I would like to know if there is a specification for chain protection if there is more Tx than can be handled. For example, like bitcoin, it could be pooled somewhere and the creators of the block (usually in order of highest fees) could incorporate the Tx into the block

There is - it is the unconfirmed transaction cache, however as per Jaguar’s tweet, an issue was identified with it in the stress test which is being investigated.

Graf_de · December 27, 2020, 10:52pm

Hi Dave,
I am watching the situation with the launch of Symbol and this is very similar to intentional manipulation. You inform community about risk of another launch postponing, referring to the fact that the testnet starts to behave incorrectly when the number of transactions per second exceeds the limits you specified.

You yourself wrote that the test network works exactly as planned, but for some reason you start to dramatize and come up with scenarios and non-existent ideals that are one today and another tomorrow.

Why don’t you want to follow the example of business giants like Mercedes-Benz, VW, Toyota, Microsoft, Apple, Sony? All of them release their products to the market in a far from perfect condition, and then over time they refine and sell them as an already improved product, and this business model has been working for many years.

And what does the NEM team do? For years they has been trying to achieve the ideal that is the reason for the postponement of the launch Catapult/Symbol.

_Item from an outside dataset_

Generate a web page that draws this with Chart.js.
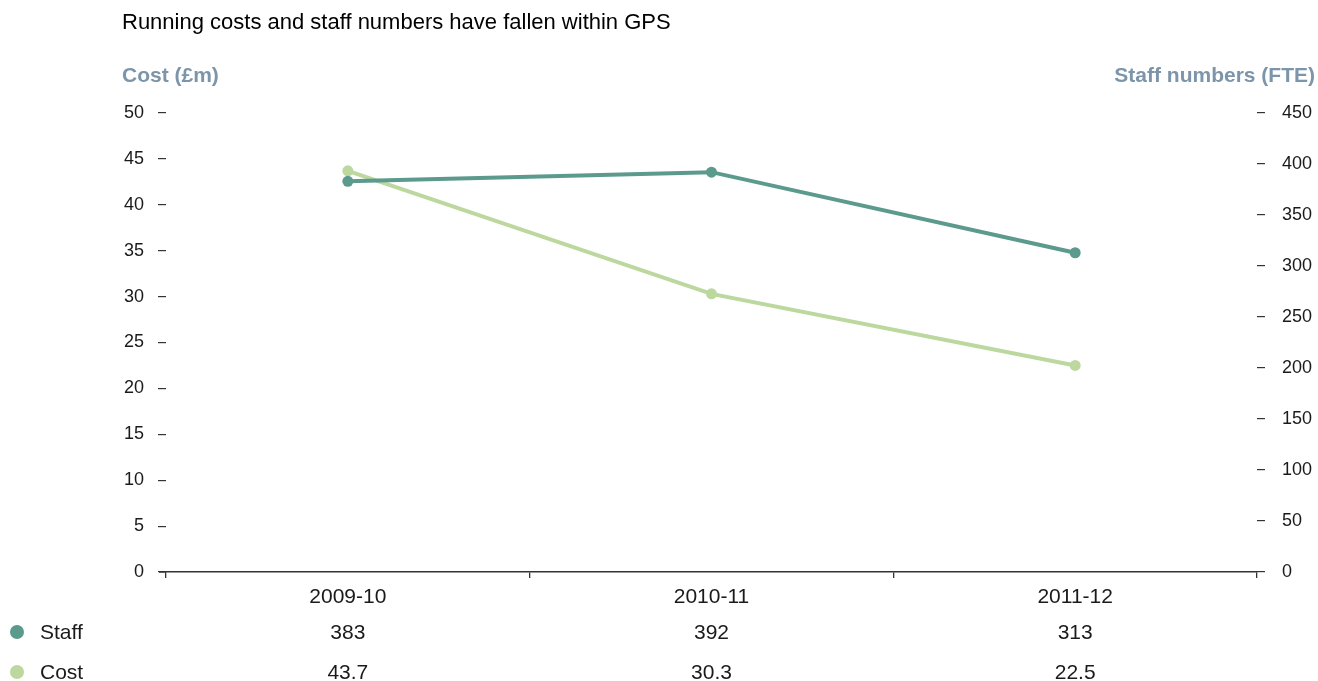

With all my love for NEM, I sincerely do not understand why you are not focusing on the strengths that the project has and working correctly, but on scenarios that may never arise and against this background you scare the community with a possible next postponement. XEM had not yet had time to properly rise in price, when after this scary message XEM lost 40% in price. Or maybe it’s just convenient for you to be in a continuous search for the ideal and Symbol launching is not the goal?

bootarou · December 28, 2020, 3:52am

あれ？0一個少なくない？1000では？

Xatoria · December 28, 2020, 5:09am

Have you thought about updating the product through a phased hard fork?
For some reason you guys seem to be obsessed with making and delivering every detail in the early stages of a product.
In Ethereum, the value increases despite postponement after postponement. This is because it has an excellent method of creating expectations for the future.